What Treasury Is Consulting On
The consultation is aimed at aligning Australia’s company minimum tax settings more closely with OECD guidance underpinning the global minimum tax architecture. The regime is designed to ensure large multinational enterprises pay at least a baseline level of tax, limiting the scope to shift profits into low-tax jurisdictions.
These are not headline-grabbing rate changes. Instead, the focus is on the mechanics that determine how the rules apply, how they interact with international standards, and where the Australian law may need adjustment to remain consistent with the broader framework.
- The changes are centred on technical alignment with OECD settings.
- The affected cohort is primarily large multinational groups, rather than small and medium-sized businesses.
- The practical impact will fall on tax compliance, structuring and cross-border reporting obligations.
Why It Matters for Australia
Australia has been moving to embed the global minimum tax as part of a broader push to protect the corporate tax base and reduce incentives for aggressive profit shifting. Keeping local rules aligned with overseas regimes is important if Canberra wants the system to be workable for multinationals operating across several tax jurisdictions.
Misalignment creates friction. It can increase compliance costs, raise the risk of double taxation disputes, and leave companies navigating inconsistent treatments between Australia and other markets implementing the same OECD model.
That gives this consultation a practical edge.

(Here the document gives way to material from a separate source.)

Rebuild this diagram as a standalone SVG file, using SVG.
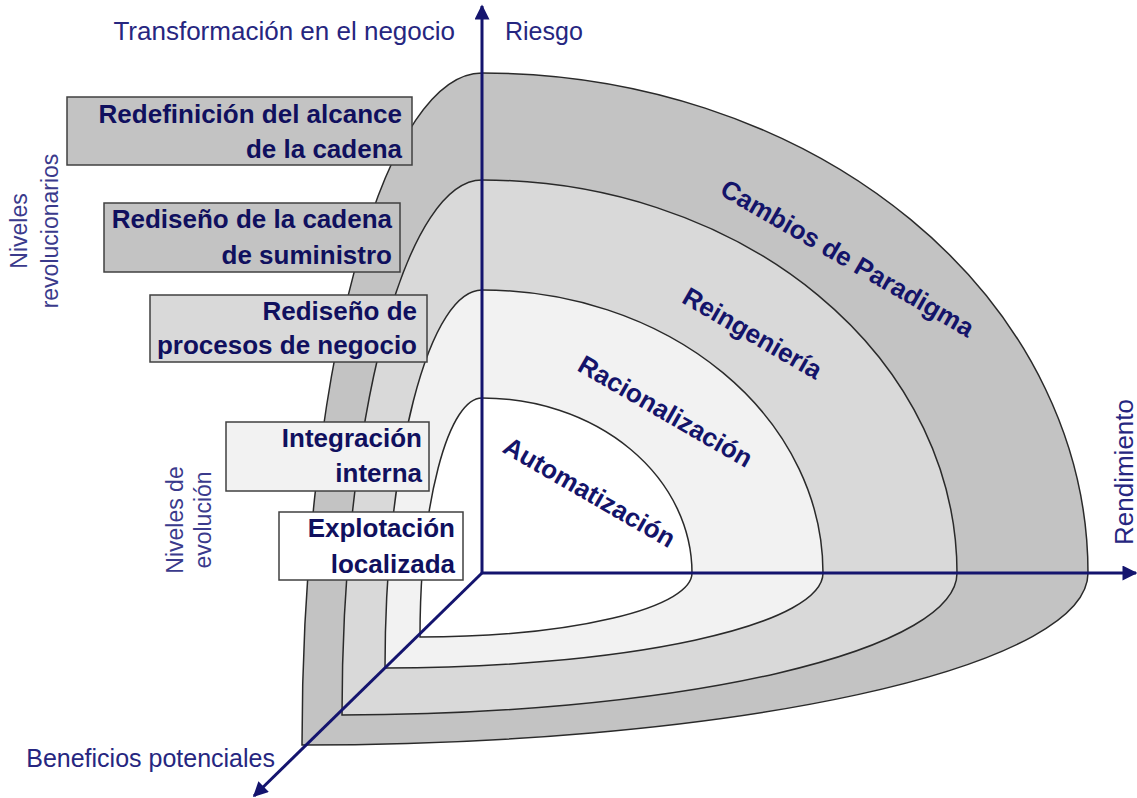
<svg xmlns="http://www.w3.org/2000/svg" width="1137" height="798" viewBox="0 0 1137 798">
<defs>
<style>
.band{stroke:#2a2a2a;stroke-width:1.5}
.box{stroke:#404040;stroke-width:1.5}
.bt{font-family:"Liberation Sans",Arial,sans-serif;font-weight:bold;font-size:26px;fill:#10105e;text-anchor:end}
.lbl{font-family:"Liberation Sans",Arial,sans-serif;font-weight:bold;font-size:26px;fill:#14146a;text-anchor:middle}
.ax{font-family:"Liberation Sans",Arial,sans-serif;font-size:25px;fill:#262680}
.side{font-family:"Liberation Sans",Arial,sans-serif;font-size:23px;fill:#3a3a8c;text-anchor:middle}
.axis{stroke:#14146e;stroke-width:3;fill:none}
</style>
<marker id="arr" viewBox="0 0 10 10" refX="9" refY="5" markerWidth="5.5" markerHeight="5" orient="auto" markerUnits="strokeWidth">
<path d="M0,0 L10,5 L0,10 z" fill="#14146e"/>
</marker>
</defs>
<rect width="1137" height="798" fill="#ffffff"/>
<g id="bands">
<path id="band-paradigma" class="band" fill="#c3c3c3" d="M 302 745 A 180 672 0 0 1 482 73 A 606 500 0 0 1 1088 573 A 786 172 0 0 1 302 745 Z"/>
<path id="band-reingenieria" class="band" fill="#d9d9d9" d="M 342 715 A 140 535 0 0 1 482 180 A 475 393 0 0 1 957 573 A 615 142 0 0 1 342 715 Z"/>
<path id="band-racionalizacion" class="band" fill="#f2f2f2" d="M 385 668 A 97 378 0 0 1 482 290 A 341 283 0 0 1 823 573 A 438 95 0 0 1 385 668 Z"/>
<path id="band-automatizacion" class="band" fill="#ffffff" d="M 420 637 A 62 239 0 0 1 482 398 A 210 175 0 0 1 692 573 A 272 64 0 0 1 420 637 Z"/>
</g>
<g id="band-labels">
<text class="lbl" transform="translate(843,266) rotate(30)">Cambios de Paradigma</text>
<text class="lbl" transform="translate(748,341) rotate(30)">Reingeniería</text>
<text class="lbl" transform="translate(661,419) rotate(30)">Racionalización</text>
<text class="lbl" transform="translate(585,500) rotate(30)">Automatización</text>
</g>
<g id="connectors">
<line class="axis" x1="482" y1="573" x2="482" y2="6" marker-end="url(#arr)"/>
<line class="axis" x1="482" y1="573" x2="1136" y2="573" marker-end="url(#arr)"/>
<line class="axis" x1="482" y1="573" x2="254" y2="796" marker-end="url(#arr)"/>
</g>
<g id="box-redefinicion">
<rect class="box" x="67" y="97" width="345" height="68" fill="#c3c3c3"/>
<text class="bt" x="402" y="123">Redefinición del alcance</text>
<text class="bt" x="402" y="158">de la cadena</text>
</g>
<g id="box-rediseno-cadena">
<rect class="box" x="104" y="203" width="296" height="69" fill="#c3c3c3"/>
<text class="bt" x="392" y="228">Rediseño de la cadena</text>
<text class="bt" x="392" y="264">de suministro</text>
</g>
<g id="box-rediseno-procesos">
<rect class="box" x="150" y="295" width="277" height="67" fill="#d9d9d9"/>
<text class="bt" x="417" y="320">Rediseño de</text>
<text class="bt" x="417" y="354">procesos de negocio</text>
</g>
<g id="box-integracion">
<rect class="box" x="226" y="422" width="203" height="69" fill="#f2f2f2"/>
<text class="bt" x="422" y="447">Integración</text>
<text class="bt" x="422" y="482">interna</text>
</g>
<g id="box-explotacion">
<rect class="box" x="279" y="512" width="184" height="68" fill="#ffffff"/>
<text class="bt" x="455" y="537">Explotación</text>
<text class="bt" x="455" y="573">localizada</text>
</g>
<g id="axis-labels">
<text class="ax" x="455" y="40" text-anchor="end" style="font-size:26px">Transformación en el negocio</text>
<text class="ax" x="505" y="40">Riesgo</text>
<text class="ax" x="275" y="767" text-anchor="end">Beneficios potenciales</text>
<text class="ax" transform="translate(1133,472) rotate(-90)" text-anchor="middle" style="font-size:26px">Rendimiento</text>
</g>
<g id="side-labels">
<text class="side" transform="translate(27,231) rotate(-90)">Niveles</text>
<text class="side" transform="translate(58,231) rotate(-90)">revolucionarios</text>
<text class="side" transform="translate(183,520) rotate(-90)">Niveles de</text>
<text class="side" transform="translate(211,520) rotate(-90)">evolución</text>
</g>
</svg>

For affected companies, the issue is less about whether a minimum tax exists and more about whether the Australian rules are predictable, internationally coherent and administratively manageable.
The Broader Policy Push
The consultation also reflects a wider shift in corporate taxation. Governments are trying to update tax systems for a world where capital, intellectual property and booking structures move more easily than traditional tax rules were built to handle.
Australia has been broadly supportive of that international effort, particularly where it shores up revenue integrity without leaving domestic settings out of step with major trading partners. For Treasury, technical updates now can help avoid larger implementation problems later.
- It supports Australia’s effort to remain consistent with international tax reforms.
- It gives business a chance to test the draft settings before they are locked in.
- It signals that the minimum tax regime will continue to evolve as OECD guidance develops.
What Comes Next
Consultation feedback will help shape how the rules are finalised and administered. Large corporates, tax advisers and multinational groups with Australian operations will be watching closely for any changes that alter effective tax outcomes or compliance burdens.
The policy objective is settled: large multinational profits should not escape a minimum level of taxation through jurisdiction shopping. The harder task is making the system work smoothly in law and in practice.
That is where this Treasury process matters. In a tax regime built on international coordination, the fine print is not peripheral — it is the policy.